RECORDED INFORMATION:
● ● ● ● ● ● ●

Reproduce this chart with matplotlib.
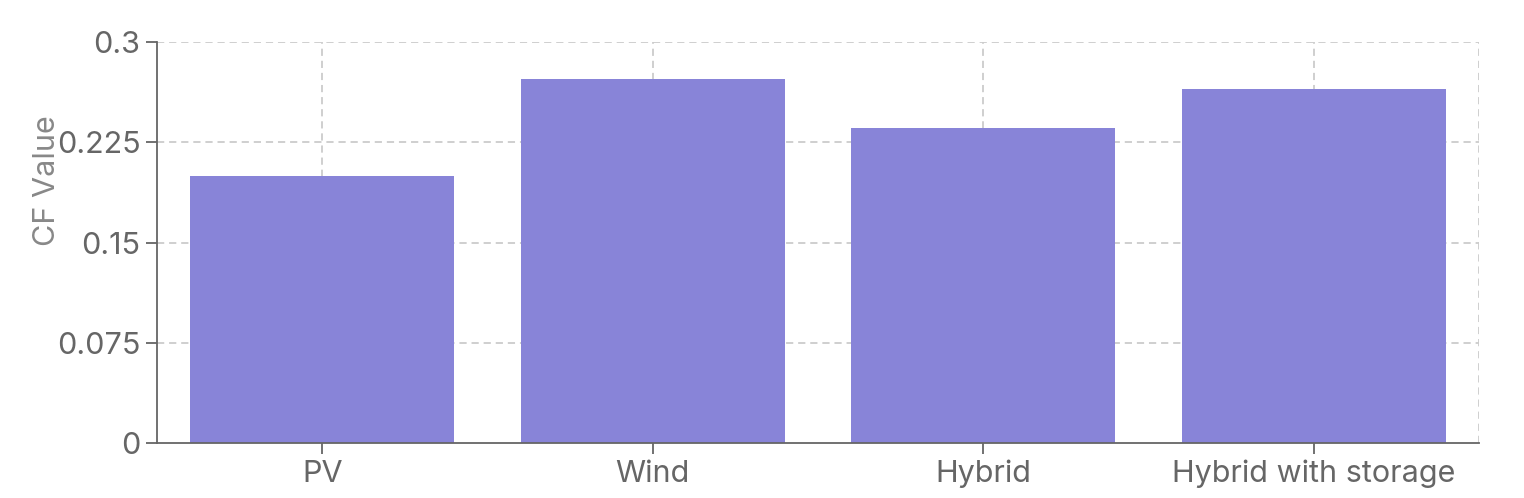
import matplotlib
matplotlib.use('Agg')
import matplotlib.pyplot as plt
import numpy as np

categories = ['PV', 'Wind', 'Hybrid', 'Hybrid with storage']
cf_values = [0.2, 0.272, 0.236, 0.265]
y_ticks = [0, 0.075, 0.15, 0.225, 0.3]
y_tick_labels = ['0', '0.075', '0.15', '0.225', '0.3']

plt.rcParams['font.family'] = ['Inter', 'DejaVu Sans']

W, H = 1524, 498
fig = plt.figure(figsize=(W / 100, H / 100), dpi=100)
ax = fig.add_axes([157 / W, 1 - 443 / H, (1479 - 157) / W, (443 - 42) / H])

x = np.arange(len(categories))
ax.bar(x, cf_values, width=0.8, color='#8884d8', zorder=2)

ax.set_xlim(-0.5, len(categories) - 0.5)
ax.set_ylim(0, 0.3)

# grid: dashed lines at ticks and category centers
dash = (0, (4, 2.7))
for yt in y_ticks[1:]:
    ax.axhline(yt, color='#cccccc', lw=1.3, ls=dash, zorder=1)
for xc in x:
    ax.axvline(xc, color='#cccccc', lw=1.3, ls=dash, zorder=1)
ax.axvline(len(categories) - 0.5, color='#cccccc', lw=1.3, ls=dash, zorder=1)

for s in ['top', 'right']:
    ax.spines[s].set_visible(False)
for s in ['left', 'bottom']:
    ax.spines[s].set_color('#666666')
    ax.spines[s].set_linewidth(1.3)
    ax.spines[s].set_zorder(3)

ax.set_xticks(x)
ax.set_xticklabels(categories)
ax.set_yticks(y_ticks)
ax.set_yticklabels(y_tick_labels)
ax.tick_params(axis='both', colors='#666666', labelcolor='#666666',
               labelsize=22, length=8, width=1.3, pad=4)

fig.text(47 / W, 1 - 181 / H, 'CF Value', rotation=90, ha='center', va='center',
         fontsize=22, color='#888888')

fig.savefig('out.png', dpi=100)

● ● ● ● ● ● ●

TASK REQUIREMENTS: Your copy of the data above should match it exactly, except that pictures are left out.

EXERCISE OUTPUT:
Reproduce this chart with matplotlib.
import matplotlib
matplotlib.use('Agg')
import matplotlib.pyplot as plt
import numpy as np

categories = ['PV', 'Wind', 'Hybrid', 'Hybrid with storage']
cf_values = [0.2, 0.272, 0.236, 0.265]
y_ticks = [0, 0.075, 0.15, 0.225, 0.3]
y_tick_labels = ['0', '0.075', '0.15', '0.225', '0.3']

plt.rcParams['font.family'] = ['Inter', 'DejaVu Sans']

W, H = 1524, 498
fig = plt.figure(figsize=(W / 100, H / 100), dpi=100)
ax = fig.add_axes([157 / W, 1 - 443 / H, (1479 - 157) / W, (443 - 42) / H])

x = np.arange(len(categories))
ax.bar(x, cf_values, width=0.8, color='#8884d8', zorder=2)

ax.set_xlim(-0.5, len(categories) - 0.5)
ax.set_ylim(0, 0.3)

# grid: dashed lines at ticks and category centers
dash = (0, (4, 2.7))
for yt in y_ticks[1:]:
    ax.axhline(yt, color='#cccccc', lw=1.3, ls=dash, zorder=1)
for xc in x:
    ax.axvline(xc, color='#cccccc', lw=1.3, ls=dash, zorder=1)
ax.axvline(len(categories) - 0.5, color='#cccccc', lw=1.3, ls=dash, zorder=1)

for s in ['top', 'right']:
    ax.spines[s].set_visible(False)
for s in ['left', 'bottom']:
    ax.spines[s].set_color('#666666')
    ax.spines[s].set_linewidth(1.3)
    ax.spines[s].set_zorder(3)

ax.set_xticks(x)
ax.set_xticklabels(categories)
ax.set_yticks(y_ticks)
ax.set_yticklabels(y_tick_labels)
ax.tick_params(axis='both', colors='#666666', labelcolor='#666666',
               labelsize=22, length=8, width=1.3, pad=4)

fig.text(47 / W, 1 - 181 / H, 'CF Value', rotation=90, ha='center', va='center',
         fontsize=22, color='#888888')

fig.savefig('out.png', dpi=100)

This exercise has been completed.